## GIVEN DATA
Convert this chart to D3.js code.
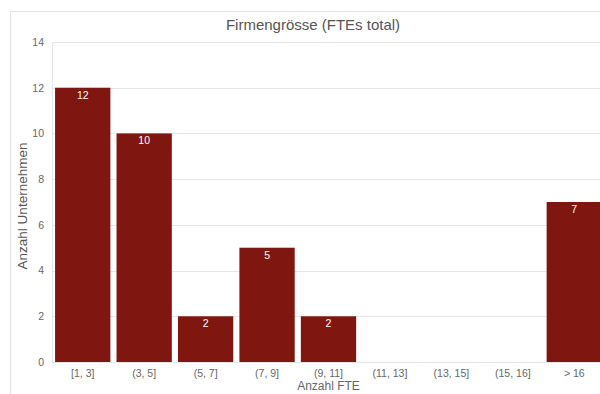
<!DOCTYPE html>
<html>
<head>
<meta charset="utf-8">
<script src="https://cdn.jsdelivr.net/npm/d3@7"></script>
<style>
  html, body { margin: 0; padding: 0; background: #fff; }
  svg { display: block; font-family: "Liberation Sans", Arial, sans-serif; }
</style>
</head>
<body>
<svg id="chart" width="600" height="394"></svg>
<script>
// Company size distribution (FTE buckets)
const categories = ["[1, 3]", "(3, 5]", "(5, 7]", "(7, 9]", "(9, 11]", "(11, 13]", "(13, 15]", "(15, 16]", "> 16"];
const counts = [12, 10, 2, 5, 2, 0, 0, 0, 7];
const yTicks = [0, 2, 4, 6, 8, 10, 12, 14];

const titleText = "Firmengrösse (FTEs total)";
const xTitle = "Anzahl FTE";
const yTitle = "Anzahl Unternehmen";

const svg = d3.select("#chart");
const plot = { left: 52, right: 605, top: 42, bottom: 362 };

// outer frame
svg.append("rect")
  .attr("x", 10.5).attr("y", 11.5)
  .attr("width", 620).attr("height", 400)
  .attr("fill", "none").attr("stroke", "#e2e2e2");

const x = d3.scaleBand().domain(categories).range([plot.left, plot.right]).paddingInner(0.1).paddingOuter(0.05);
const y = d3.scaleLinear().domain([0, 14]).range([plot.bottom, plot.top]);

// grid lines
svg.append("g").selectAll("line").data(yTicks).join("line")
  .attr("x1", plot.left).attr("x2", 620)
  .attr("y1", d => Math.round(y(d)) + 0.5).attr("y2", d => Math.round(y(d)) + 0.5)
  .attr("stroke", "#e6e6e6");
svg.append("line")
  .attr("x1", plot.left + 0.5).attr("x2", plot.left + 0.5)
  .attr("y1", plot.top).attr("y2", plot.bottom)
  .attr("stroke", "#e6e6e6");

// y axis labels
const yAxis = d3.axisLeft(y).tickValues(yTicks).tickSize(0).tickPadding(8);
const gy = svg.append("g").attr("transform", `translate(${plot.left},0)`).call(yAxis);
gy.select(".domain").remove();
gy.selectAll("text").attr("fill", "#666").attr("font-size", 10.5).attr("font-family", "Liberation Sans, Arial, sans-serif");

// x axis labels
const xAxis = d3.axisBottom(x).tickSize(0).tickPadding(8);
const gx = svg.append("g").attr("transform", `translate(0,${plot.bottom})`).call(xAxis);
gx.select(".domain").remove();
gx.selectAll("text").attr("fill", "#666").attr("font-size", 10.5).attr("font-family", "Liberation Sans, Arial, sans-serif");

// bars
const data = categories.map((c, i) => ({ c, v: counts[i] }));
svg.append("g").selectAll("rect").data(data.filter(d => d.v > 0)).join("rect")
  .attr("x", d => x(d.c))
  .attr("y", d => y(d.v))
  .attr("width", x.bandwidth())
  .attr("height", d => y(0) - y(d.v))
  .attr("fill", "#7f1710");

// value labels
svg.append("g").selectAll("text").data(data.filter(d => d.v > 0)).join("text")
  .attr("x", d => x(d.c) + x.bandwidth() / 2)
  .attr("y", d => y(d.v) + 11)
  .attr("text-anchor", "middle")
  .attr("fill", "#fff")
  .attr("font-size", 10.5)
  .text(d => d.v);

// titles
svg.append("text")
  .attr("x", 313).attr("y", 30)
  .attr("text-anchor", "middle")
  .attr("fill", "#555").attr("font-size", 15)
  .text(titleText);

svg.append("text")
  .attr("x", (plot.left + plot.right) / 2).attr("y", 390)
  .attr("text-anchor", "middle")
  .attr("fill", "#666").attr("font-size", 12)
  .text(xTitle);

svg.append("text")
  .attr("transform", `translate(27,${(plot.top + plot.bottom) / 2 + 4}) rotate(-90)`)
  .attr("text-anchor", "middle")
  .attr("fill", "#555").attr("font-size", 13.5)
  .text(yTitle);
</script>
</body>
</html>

==

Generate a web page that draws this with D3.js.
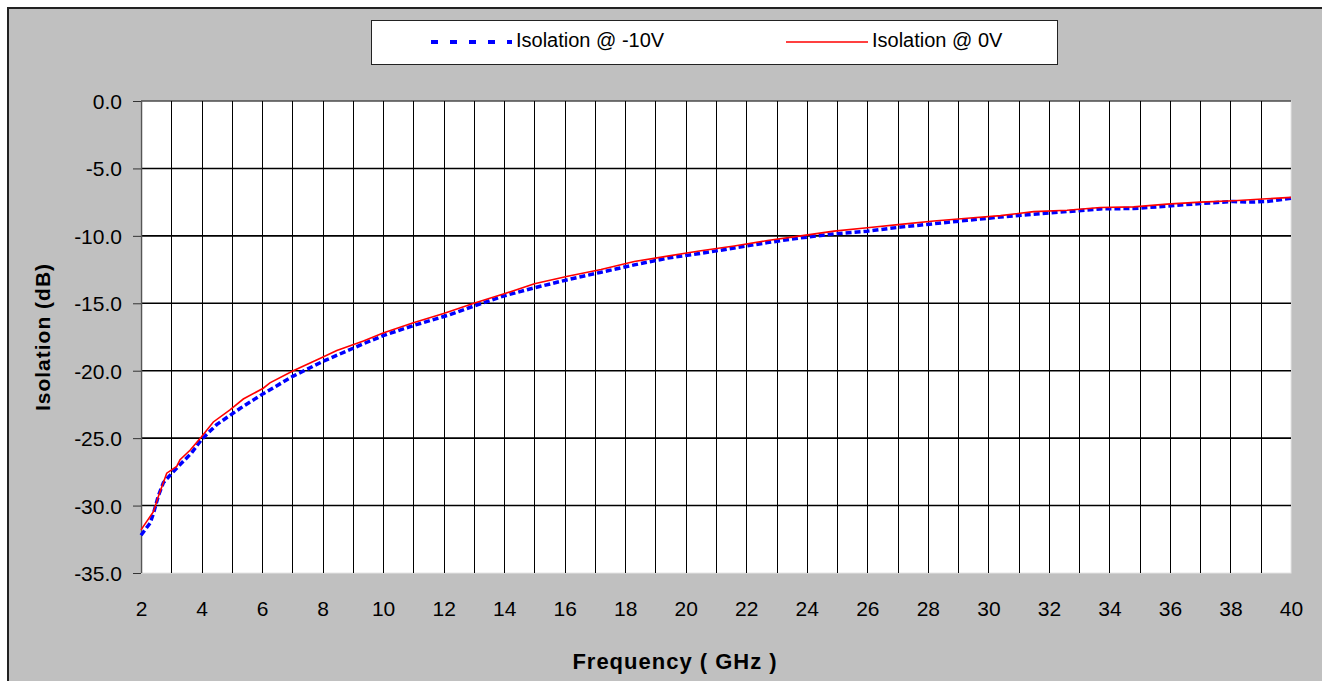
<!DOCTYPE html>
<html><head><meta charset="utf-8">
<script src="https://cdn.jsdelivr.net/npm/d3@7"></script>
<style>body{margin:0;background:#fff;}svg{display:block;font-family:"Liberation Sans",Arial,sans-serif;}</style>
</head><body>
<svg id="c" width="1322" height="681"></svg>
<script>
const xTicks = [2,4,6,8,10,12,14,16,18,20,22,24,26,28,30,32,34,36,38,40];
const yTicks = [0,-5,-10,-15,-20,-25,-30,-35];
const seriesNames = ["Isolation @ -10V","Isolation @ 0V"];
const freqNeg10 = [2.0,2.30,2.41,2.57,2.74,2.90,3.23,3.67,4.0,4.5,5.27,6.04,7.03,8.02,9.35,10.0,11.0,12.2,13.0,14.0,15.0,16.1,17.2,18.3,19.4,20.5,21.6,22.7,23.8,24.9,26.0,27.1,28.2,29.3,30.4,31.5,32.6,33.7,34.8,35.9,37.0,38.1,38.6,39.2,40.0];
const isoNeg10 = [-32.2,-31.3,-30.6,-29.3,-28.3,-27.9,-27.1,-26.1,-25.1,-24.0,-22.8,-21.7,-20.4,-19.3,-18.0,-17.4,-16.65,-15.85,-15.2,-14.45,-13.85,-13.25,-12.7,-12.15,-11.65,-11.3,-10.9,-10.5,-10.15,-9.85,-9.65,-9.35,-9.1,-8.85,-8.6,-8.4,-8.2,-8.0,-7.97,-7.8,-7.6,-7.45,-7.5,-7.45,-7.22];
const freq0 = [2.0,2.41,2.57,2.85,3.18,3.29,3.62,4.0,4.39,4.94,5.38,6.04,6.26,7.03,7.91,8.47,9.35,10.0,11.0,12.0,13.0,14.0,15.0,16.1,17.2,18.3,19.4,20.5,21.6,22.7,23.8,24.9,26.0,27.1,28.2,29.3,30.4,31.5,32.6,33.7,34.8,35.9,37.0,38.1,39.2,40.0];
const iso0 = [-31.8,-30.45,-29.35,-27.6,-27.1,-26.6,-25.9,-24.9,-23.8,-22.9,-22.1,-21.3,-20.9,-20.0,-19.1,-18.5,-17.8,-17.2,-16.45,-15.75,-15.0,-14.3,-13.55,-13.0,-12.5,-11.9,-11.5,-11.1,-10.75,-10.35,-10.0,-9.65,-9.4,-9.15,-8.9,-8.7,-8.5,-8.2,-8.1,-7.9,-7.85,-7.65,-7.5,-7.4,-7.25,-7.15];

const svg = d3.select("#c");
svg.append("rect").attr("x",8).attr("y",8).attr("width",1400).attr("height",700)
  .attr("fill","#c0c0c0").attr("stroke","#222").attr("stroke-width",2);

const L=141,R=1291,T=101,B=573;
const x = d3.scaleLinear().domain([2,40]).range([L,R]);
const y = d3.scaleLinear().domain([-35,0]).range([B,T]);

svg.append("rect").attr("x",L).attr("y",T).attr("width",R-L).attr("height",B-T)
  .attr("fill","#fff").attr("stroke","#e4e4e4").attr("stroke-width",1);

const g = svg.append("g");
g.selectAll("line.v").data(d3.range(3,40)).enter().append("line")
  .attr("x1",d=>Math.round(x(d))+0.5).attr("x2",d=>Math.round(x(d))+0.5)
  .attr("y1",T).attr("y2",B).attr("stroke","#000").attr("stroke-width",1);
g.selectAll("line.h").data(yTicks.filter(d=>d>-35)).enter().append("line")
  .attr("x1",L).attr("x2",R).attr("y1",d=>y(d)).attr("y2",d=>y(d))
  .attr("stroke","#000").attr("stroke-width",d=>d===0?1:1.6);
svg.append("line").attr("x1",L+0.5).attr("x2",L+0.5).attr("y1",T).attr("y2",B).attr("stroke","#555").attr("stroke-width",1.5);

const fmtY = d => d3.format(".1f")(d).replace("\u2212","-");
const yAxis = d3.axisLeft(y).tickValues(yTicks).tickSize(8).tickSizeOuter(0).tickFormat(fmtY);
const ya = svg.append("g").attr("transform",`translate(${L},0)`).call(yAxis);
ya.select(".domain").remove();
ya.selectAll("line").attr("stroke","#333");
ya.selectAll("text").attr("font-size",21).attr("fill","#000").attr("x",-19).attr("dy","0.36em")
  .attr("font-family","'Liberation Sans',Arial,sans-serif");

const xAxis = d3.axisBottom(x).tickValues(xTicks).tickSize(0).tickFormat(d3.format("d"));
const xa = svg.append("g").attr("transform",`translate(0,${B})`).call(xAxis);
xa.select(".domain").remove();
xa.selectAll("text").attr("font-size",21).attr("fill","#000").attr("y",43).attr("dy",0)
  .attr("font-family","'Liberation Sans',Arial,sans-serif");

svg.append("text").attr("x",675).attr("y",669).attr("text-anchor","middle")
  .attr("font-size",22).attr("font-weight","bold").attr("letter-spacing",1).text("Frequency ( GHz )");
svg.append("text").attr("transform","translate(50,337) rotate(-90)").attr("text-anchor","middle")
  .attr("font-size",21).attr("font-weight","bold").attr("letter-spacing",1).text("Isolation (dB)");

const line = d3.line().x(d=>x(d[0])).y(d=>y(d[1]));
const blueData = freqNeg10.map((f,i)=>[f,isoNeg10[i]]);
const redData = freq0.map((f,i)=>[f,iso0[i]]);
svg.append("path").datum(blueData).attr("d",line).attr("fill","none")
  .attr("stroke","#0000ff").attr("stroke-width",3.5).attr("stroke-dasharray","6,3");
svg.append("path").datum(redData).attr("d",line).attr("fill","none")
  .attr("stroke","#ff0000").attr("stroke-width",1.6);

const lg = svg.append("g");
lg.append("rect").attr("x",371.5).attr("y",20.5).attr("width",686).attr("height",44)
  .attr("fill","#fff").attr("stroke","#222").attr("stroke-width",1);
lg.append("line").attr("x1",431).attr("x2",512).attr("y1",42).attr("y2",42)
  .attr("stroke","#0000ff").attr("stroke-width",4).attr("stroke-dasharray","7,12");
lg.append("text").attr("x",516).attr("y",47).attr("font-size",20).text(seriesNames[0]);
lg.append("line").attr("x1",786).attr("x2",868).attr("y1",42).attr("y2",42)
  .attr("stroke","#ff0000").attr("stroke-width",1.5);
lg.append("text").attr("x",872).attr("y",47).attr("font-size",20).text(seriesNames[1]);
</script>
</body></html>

## TASK BRIEF
Exactly as they stand, quote the lines beginning with the one that contains "Convert this chart to D3.js code." and ending with the one that contains "42, bottom: 362", with no pictures.

## RESULT OF THE EXERCISE
Convert this chart to D3.js code.
<!DOCTYPE html>
<html>
<head>
<meta charset="utf-8">
<script src="https://cdn.jsdelivr.net/npm/d3@7"></script>
<style>
  html, body { margin: 0; padding: 0; background: #fff; }
  svg { display: block; font-family: "Liberation Sans", Arial, sans-serif; }
</style>
</head>
<body>
<svg id="chart" width="600" height="394"></svg>
<script>
// Company size distribution (FTE buckets)
const categories = ["[1, 3]", "(3, 5]", "(5, 7]", "(7, 9]", "(9, 11]", "(11, 13]", "(13, 15]", "(15, 16]", "> 16"];
const counts = [12, 10, 2, 5, 2, 0, 0, 0, 7];
const yTicks = [0, 2, 4, 6, 8, 10, 12, 14];

const titleText = "Firmengrösse (FTEs total)";
const xTitle = "Anzahl FTE";
const yTitle = "Anzahl Unternehmen";

const svg = d3.select("#chart");
const plot = { left: 52, right: 605, top: 42, bottom: 362 };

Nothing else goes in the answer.